Виталий знал, на какие вопросы надо отвечать при прописке. Ему, конечно, не трудно будет выдумать профессию и объяснить, что он живет на проценты с капитала. Но как быть с годом рождения? В паспорте четко написано: «1894 год». Да и по лицу видно, что ты призывного возраста. Пришлось признаться:
— От военной службы освобожден.
— По какой причине?
Попробуй скажи теперь кому-нибудь, что ты служил в царской охранке, — мигом донесет.
— По болезни, — ответил Виталий.
— А что у вас? — поинтересовался старший дворник, с явным подозрением оглядывая долговязого жильца.
— С глазами неладно, — солгал Виталий, — плохо вижу.
— А у других-то глаза вострые, — с хитроватой ухмылкой сказал дворник. — Их не обманешь, все разглядят. Дотошный пошел народ.

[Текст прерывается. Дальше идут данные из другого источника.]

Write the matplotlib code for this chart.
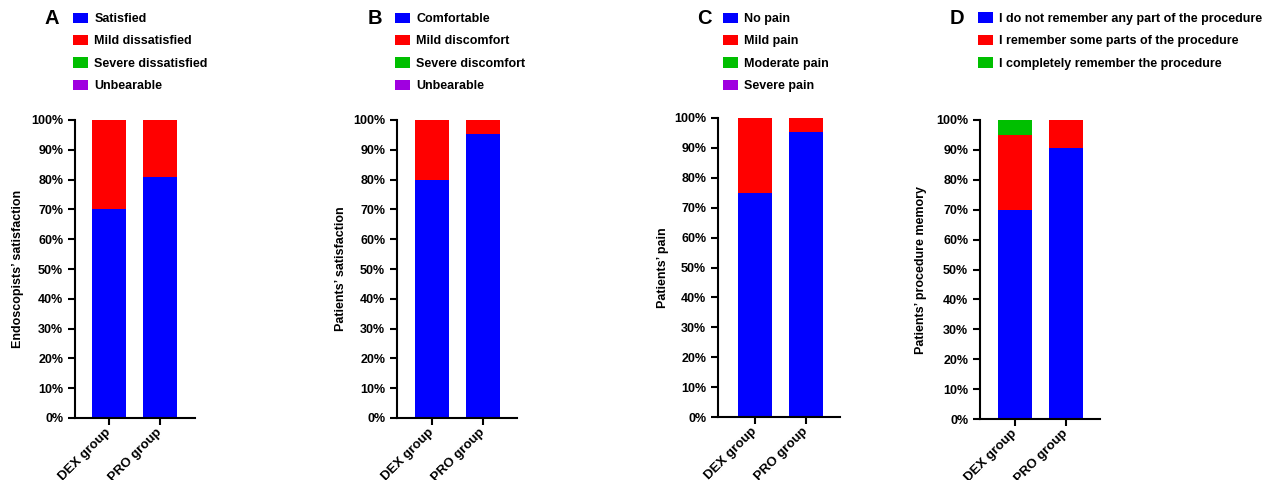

Он явно подозревал Виталия в дезертирстве.
Сунув дворнику пятирублевую бумажку и видя, что тот, взяв ее, избегает встретиться взглядом, Аверкин встревожился: «Предаст, донесет, гадина».
Несмотря на запрет, он поехал к брату. Всеволод встретил его упреком:
— Мы же договорились: без вызова не приходить.
— Я бы не приехал, но так получилось, что меня
могут заподозрить в дезертирстве.
Рассказав о приходе старшего дворника, Виталий спросил:
— Как мне быть? Не скажу же, что работал в охранке…
— Подожди, — перебил его брат. — Дай сообразить. Садись сюда. Всеволод с расстроенным видом заходил по комнате, теребя мочку правого уха.
— Сделаем так, — наконец сказал он. — Я попытаюсь устроить тебя в контрразведку. Пойдешь?
— Что ж поделаешь, придется, — с унылым видом ответил Виталий.
— Не бойся, на фронт не пошлют. У меня теперь солидные связи. К самому министру — Александру Федоровичу Керенскому — могу обратиться, — не без бахвальства сказал Всеволод. — Я ему оказывал кой-какие услуги. Александр Федорович ведь был юрисконсультом торгового дома «К. Шпан и сыновья». А эту фирму не зря подозревали в шпионаже и аферах. В прошлом году Шпаны попались. Я лишь намекнул Керенскому о грозящей ему опасности, и он понял меня с полуслова. Ловчайшего ума человек! Почти сухим выскочил из очень неприятной истории. К счастью, он не забывчив. Мне прочат пост товарища прокурора либо советника по особо важным делам.
Всеволод, оказалось, не хвастался: через два дня Виталия нарочным вызвали в контрразведку, зачислили в агенты и оставили в Петрограде до особых распоряжений. Теперь он мог разгуливать в военной форме и без опасений показываться всюду.
«Надо хоть оставшиеся дни повеселиться, а то ведь скоро загоняют, — размышлял Виталий, выйдя на Невский. — Но с кем?»
Он знал, что Алешина больна. Неделю назад он заглянул в подвальное окно и решил: «Пока заходить не стоит, пусть нужда покрепче прижмет ее». А теперь время прошло и не мешало бы закинуть крючочек с приманкой. Алешина, конечно, голодает. Откуда у работницы деньги на болезнь? Надо только все сделать благородней. Мол, от неизвестного благодетеля.